Unnamed Caves | Daily News

Unnamed Caves

Over the past few decades, in Tennessee, archaeologists have unearthed an elaborate cave-art tradition thousands of years old. The pictures are found in dark-zone sites—places where the Native American people who made the artwork did so at personal risk, crawling meters or, in some cases, miles underground with cane torches—as opposed to sites in the “twilight zone,” speleologists’ jargon for the stretch, just beyond the entry chamber, which is exposed to diffuse sunlight. A pair of local hobby cavers, friends who worked for the U. S. Forest Service, found the first of these sites in 1979.

They’d been exploring an old root cellar and wriggled up into a higher passage. The walls were covered in a thin layer of clay sediment left there during long-ago floods and maintained by the cave’s unchanging temperature and humidity. The stuff was still soft. It looked at first as though someone had finger-painted all over, maybe a child—the men debated even saying anything. But the older of them was a student of local history. He knew some of those images from looking at drawings of pots and shell ornaments that emerged from the fields around there: bird men, a dancing warrior figure, a snake with horns. Here were naturalistic animals, too: an owl and turtle. Some of the pictures seemed to have been first made and then ritually mutilated in some way, stabbed or beaten with a stick.

That was the discovery of Mud Glyph Cave, which was reported all over the world and spawned a book and a National Geographic article. No one knew quite what to make of it at the time. The cave’s “closest parallel,” reported the Christian Science Monitor, “may be caves in the south of France which contain Ice Age art.” A team of scholars converged on the site.

The glyphs, they determined—by carbon-dating charcoal from half-burned slivers of cane—were roughly eight hundred years old and belonged to the Mississippian people, ancestors to many of today’s Southeastern and Midwestern tribes. The imagery was classic Southeastern Ceremonial Complex (SECC), meaning it belonged to the vast but still dimly understood religious outbreak that swept the Eastern part of North America around 1200 a.d. We know something about the art from that period, having seen all the objects taken from graves by looters and archaeologists over the years: effigy bowls and pipes and spooky-eyed, kneeling stone idols; carved gorgets worn by the elite. But these underground paintings were something new, an unknown mode of Mississippian cultural activity. The cave’s perpetually damp walls had preserved, in the words of an iconographer who visited the site, an “artistic tradition which has left us few other traces.”

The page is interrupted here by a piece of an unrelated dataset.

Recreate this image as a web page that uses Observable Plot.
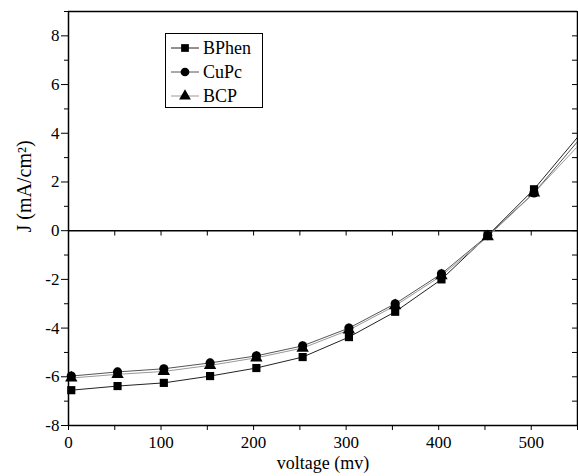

That was written twenty-five years ago, and today there are more than seventy known dark-zone cave sites east of the Mississippi, with new ones turning up every year. A handful of the sites contain only some markings or cross-hatching (lusus Indorum was the antiquarian’s term: the Indians’ whimsy), but others are quite elaborate, much more so than Mud Glyph. Several are older, too. One of them, the oldest so far, was created around 4,000 b.c. The sites range from Missouri to Virginia, and from Wisconsin to Florida, but the bulk lie in Middle Tennessee. Of those, the greater number are on the Cumberland Plateau, which runs at a southwest slant down the eastern part of the state, like a great wall dividing the Appalachians from the interior.

That’s what it was, for white settlers who wanted to cross it in wagons. If you read about Daniel Boone and the Cumberland Gap, and how excited everyone got in the eighteenth century to have found a natural pass (known, incidentally, to every self-respecting Indian guide) through “the Cumberland Mountains,” those writers mean the Plateau.